- [WHAT IS EXPECTED]:
Report the count of lines below that include "this", without any other text.

- [SUPPLIED INFORMATION]:
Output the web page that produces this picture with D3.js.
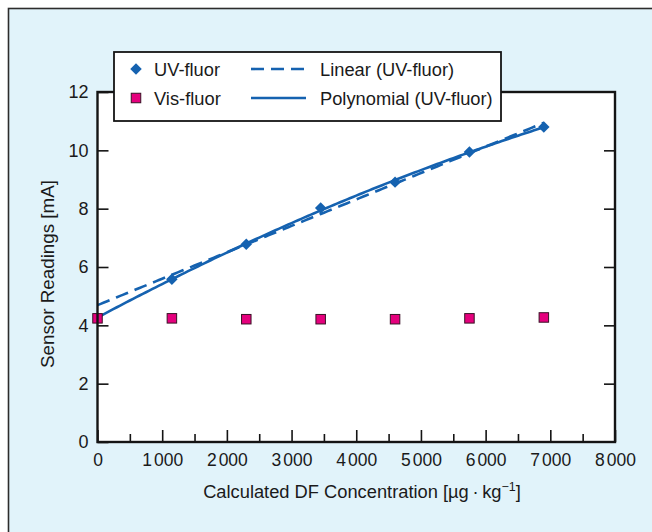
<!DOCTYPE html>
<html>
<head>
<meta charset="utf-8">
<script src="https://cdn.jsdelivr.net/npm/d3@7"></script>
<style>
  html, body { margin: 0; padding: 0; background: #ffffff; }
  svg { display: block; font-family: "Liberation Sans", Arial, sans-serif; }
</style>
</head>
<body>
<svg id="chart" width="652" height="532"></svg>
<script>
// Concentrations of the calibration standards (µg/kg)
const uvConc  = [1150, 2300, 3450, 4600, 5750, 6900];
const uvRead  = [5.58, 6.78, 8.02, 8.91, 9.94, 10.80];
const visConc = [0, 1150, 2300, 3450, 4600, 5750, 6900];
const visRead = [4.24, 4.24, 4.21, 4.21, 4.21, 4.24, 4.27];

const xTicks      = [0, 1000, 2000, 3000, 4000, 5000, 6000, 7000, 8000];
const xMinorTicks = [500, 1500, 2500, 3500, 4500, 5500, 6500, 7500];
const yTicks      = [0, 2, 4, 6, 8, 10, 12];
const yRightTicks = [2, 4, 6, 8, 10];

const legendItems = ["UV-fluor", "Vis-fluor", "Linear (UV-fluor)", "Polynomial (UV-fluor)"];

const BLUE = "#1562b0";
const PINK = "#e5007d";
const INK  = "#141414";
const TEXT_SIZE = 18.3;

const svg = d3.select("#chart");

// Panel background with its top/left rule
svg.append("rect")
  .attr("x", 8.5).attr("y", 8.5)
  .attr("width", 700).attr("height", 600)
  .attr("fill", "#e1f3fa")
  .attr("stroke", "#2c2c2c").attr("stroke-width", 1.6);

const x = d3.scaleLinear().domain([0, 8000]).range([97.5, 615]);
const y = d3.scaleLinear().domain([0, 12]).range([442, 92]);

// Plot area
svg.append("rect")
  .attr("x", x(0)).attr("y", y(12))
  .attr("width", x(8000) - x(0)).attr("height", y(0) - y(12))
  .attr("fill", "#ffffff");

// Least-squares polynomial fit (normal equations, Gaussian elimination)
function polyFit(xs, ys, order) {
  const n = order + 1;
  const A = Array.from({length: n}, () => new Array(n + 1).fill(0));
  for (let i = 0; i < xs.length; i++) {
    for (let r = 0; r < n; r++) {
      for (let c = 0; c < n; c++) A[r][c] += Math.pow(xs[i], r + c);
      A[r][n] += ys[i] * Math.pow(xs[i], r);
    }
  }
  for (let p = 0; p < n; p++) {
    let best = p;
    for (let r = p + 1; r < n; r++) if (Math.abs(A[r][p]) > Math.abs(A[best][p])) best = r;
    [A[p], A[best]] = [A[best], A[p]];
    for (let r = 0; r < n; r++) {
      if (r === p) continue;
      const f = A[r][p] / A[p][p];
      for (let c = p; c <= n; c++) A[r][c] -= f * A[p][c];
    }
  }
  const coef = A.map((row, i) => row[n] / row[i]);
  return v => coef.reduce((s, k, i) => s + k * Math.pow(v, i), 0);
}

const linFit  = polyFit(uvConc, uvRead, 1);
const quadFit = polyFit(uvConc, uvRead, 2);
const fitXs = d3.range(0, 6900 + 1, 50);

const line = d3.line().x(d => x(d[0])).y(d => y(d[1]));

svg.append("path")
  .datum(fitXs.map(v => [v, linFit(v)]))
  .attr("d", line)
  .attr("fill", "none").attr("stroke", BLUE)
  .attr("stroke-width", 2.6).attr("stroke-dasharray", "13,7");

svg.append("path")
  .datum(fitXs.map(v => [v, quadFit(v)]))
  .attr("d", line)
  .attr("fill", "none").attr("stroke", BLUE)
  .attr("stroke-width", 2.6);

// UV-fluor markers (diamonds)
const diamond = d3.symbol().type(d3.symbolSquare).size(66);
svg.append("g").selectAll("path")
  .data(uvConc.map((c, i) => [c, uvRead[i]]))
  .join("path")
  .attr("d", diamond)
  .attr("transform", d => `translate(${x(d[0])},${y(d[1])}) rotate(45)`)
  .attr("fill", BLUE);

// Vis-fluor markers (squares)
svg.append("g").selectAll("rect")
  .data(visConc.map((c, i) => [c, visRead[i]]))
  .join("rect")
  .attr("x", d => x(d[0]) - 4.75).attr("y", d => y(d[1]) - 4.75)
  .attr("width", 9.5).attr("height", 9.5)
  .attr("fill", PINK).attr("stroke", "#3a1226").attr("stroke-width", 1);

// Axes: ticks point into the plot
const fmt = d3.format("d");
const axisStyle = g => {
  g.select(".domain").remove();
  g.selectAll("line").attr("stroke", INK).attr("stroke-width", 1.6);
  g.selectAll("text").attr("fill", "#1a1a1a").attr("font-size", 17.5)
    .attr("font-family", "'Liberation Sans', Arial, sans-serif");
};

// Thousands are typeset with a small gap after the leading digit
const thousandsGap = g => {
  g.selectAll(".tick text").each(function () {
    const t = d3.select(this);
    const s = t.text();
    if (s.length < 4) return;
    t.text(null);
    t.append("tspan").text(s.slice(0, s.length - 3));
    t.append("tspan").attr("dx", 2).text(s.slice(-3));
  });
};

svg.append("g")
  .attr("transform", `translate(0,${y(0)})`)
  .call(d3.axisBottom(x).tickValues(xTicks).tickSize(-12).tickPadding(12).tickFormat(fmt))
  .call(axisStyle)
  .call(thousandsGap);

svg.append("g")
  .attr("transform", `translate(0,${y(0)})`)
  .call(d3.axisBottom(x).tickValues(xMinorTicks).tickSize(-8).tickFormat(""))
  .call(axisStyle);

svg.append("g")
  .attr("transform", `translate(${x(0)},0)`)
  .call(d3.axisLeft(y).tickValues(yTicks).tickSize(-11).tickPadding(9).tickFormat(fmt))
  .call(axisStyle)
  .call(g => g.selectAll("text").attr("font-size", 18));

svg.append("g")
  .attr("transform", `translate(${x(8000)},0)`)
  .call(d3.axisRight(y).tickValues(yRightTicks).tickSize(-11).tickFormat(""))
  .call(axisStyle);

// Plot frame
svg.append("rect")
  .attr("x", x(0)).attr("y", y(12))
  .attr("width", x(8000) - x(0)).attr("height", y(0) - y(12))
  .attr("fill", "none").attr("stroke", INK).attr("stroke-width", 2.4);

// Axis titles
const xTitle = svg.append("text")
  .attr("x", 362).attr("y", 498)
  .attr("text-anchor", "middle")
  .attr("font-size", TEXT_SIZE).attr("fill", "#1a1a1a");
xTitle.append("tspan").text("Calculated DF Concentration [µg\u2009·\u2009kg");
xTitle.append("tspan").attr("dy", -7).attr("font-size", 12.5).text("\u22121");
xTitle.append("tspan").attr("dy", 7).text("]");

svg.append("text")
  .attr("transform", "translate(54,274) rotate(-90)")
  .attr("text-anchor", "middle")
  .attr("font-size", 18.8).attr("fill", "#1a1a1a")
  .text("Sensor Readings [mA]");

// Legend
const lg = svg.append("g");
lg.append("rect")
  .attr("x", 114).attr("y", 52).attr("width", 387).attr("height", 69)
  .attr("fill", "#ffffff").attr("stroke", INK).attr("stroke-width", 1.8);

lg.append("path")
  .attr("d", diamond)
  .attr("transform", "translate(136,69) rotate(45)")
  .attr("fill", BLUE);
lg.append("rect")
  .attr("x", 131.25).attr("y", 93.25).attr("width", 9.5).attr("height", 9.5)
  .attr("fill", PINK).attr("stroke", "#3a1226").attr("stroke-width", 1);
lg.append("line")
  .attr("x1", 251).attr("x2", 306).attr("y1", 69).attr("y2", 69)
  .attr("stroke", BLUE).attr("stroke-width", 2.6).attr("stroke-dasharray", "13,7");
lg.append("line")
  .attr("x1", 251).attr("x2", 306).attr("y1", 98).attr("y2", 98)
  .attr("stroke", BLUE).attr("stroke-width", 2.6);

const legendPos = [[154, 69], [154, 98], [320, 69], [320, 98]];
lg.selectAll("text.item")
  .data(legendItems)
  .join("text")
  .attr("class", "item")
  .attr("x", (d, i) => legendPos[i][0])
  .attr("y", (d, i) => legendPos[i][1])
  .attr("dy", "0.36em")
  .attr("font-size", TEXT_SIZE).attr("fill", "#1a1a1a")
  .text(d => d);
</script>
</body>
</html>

- [FINISHED TASK]:
2